Once the pictures are set aside, transcribe the remaining data exactly.
:::
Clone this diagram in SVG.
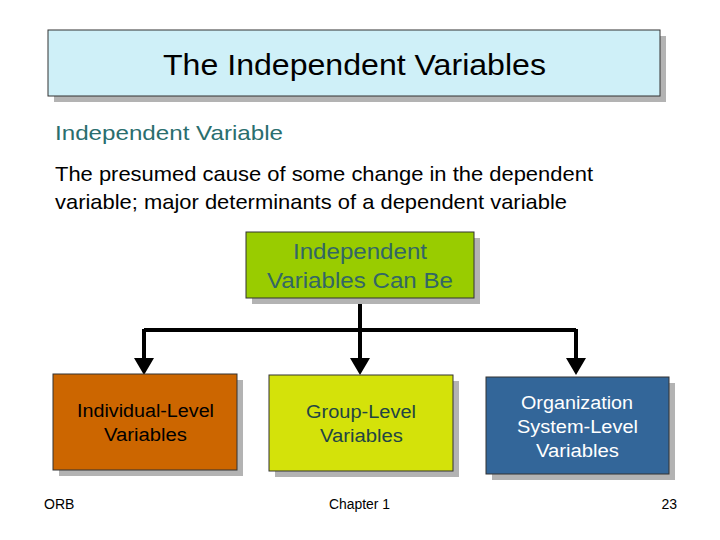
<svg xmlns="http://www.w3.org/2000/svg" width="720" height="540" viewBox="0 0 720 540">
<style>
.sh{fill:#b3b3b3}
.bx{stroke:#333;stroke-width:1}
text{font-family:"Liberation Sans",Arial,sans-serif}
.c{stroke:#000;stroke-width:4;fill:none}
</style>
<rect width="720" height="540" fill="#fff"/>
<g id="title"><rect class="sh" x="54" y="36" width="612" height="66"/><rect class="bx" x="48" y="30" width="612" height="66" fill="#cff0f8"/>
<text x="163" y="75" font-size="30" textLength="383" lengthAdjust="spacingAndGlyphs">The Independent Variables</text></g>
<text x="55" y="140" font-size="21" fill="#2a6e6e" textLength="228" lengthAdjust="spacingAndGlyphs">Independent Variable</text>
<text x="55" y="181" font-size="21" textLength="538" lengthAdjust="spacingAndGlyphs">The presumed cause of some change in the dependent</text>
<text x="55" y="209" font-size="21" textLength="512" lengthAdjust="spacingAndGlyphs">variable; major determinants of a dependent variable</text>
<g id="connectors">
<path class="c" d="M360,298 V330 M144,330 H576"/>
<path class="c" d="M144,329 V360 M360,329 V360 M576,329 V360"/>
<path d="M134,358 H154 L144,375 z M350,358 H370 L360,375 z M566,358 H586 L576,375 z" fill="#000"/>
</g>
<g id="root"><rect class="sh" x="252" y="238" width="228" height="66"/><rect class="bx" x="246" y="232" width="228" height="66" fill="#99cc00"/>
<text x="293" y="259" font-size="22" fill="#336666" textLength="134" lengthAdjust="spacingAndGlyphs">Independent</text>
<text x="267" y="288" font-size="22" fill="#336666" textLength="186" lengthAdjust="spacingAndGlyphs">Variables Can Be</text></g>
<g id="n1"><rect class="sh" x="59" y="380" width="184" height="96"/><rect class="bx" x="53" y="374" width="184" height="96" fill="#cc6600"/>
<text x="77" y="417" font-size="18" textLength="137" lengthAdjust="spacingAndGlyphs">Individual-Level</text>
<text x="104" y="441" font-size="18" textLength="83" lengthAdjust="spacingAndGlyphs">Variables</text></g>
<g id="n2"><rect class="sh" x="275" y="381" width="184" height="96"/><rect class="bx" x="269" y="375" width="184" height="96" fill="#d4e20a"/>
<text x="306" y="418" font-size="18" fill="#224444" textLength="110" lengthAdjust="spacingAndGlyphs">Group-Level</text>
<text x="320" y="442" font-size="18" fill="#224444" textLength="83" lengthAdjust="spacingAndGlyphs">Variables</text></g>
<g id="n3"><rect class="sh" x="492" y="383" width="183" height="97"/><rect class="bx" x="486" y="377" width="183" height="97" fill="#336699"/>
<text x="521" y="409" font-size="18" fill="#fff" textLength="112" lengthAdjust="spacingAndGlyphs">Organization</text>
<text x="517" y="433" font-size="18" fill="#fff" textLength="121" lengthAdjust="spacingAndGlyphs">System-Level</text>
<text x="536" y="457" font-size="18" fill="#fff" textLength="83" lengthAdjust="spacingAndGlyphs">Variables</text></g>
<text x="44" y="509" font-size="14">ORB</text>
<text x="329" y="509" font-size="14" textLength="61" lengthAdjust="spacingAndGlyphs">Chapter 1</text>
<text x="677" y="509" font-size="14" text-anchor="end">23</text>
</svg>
:::
#### Written solution
Clone this diagram in SVG.
<svg xmlns="http://www.w3.org/2000/svg" width="720" height="540" viewBox="0 0 720 540">
<style>
.sh{fill:#b3b3b3}
.bx{stroke:#333;stroke-width:1}
text{font-family:"Liberation Sans",Arial,sans-serif}
.c{stroke:#000;stroke-width:4;fill:none}
</style>
<rect width="720" height="540" fill="#fff"/>
<g id="title"><rect class="sh" x="54" y="36" width="612" height="66"/><rect class="bx" x="48" y="30" width="612" height="66" fill="#cff0f8"/>
<text x="163" y="75" font-size="30" textLength="383" lengthAdjust="spacingAndGlyphs">The Independent Variables</text></g>
<text x="55" y="140" font-size="21" fill="#2a6e6e" textLength="228" lengthAdjust="spacingAndGlyphs">Independent Variable</text>
<text x="55" y="181" font-size="21" textLength="538" lengthAdjust="spacingAndGlyphs">The presumed cause of some change in the dependent</text>
<text x="55" y="209" font-size="21" textLength="512" lengthAdjust="spacingAndGlyphs">variable; major determinants of a dependent variable</text>
<g id="connectors">
<path class="c" d="M360,298 V330 M144,330 H576"/>
<path class="c" d="M144,329 V360 M360,329 V360 M576,329 V360"/>
<path d="M134,358 H154 L144,375 z M350,358 H370 L360,375 z M566,358 H586 L576,375 z" fill="#000"/>
</g>
<g id="root"><rect class="sh" x="252" y="238" width="228" height="66"/><rect class="bx" x="246" y="232" width="228" height="66" fill="#99cc00"/>
<text x="293" y="259" font-size="22" fill="#336666" textLength="134" lengthAdjust="spacingAndGlyphs">Independent</text>
<text x="267" y="288" font-size="22" fill="#336666" textLength="186" lengthAdjust="spacingAndGlyphs">Variables Can Be</text></g>
<g id="n1"><rect class="sh" x="59" y="380" width="184" height="96"/><rect class="bx" x="53" y="374" width="184" height="96" fill="#cc6600"/>
<text x="77" y="417" font-size="18" textLength="137" lengthAdjust="spacingAndGlyphs">Individual-Level</text>
<text x="104" y="441" font-size="18" textLength="83" lengthAdjust="spacingAndGlyphs">Variables</text></g>
<g id="n2"><rect class="sh" x="275" y="381" width="184" height="96"/><rect class="bx" x="269" y="375" width="184" height="96" fill="#d4e20a"/>
<text x="306" y="418" font-size="18" fill="#224444" textLength="110" lengthAdjust="spacingAndGlyphs">Group-Level</text>
<text x="320" y="442" font-size="18" fill="#224444" textLength="83" lengthAdjust="spacingAndGlyphs">Variables</text></g>
<g id="n3"><rect class="sh" x="492" y="383" width="183" height="97"/><rect class="bx" x="486" y="377" width="183" height="97" fill="#336699"/>
<text x="521" y="409" font-size="18" fill="#fff" textLength="112" lengthAdjust="spacingAndGlyphs">Organization</text>
<text x="517" y="433" font-size="18" fill="#fff" textLength="121" lengthAdjust="spacingAndGlyphs">System-Level</text>
<text x="536" y="457" font-size="18" fill="#fff" textLength="83" lengthAdjust="spacingAndGlyphs">Variables</text></g>
<text x="44" y="509" font-size="14">ORB</text>
<text x="329" y="509" font-size="14" textLength="61" lengthAdjust="spacingAndGlyphs">Chapter 1</text>
<text x="677" y="509" font-size="14" text-anchor="end">23</text>
</svg>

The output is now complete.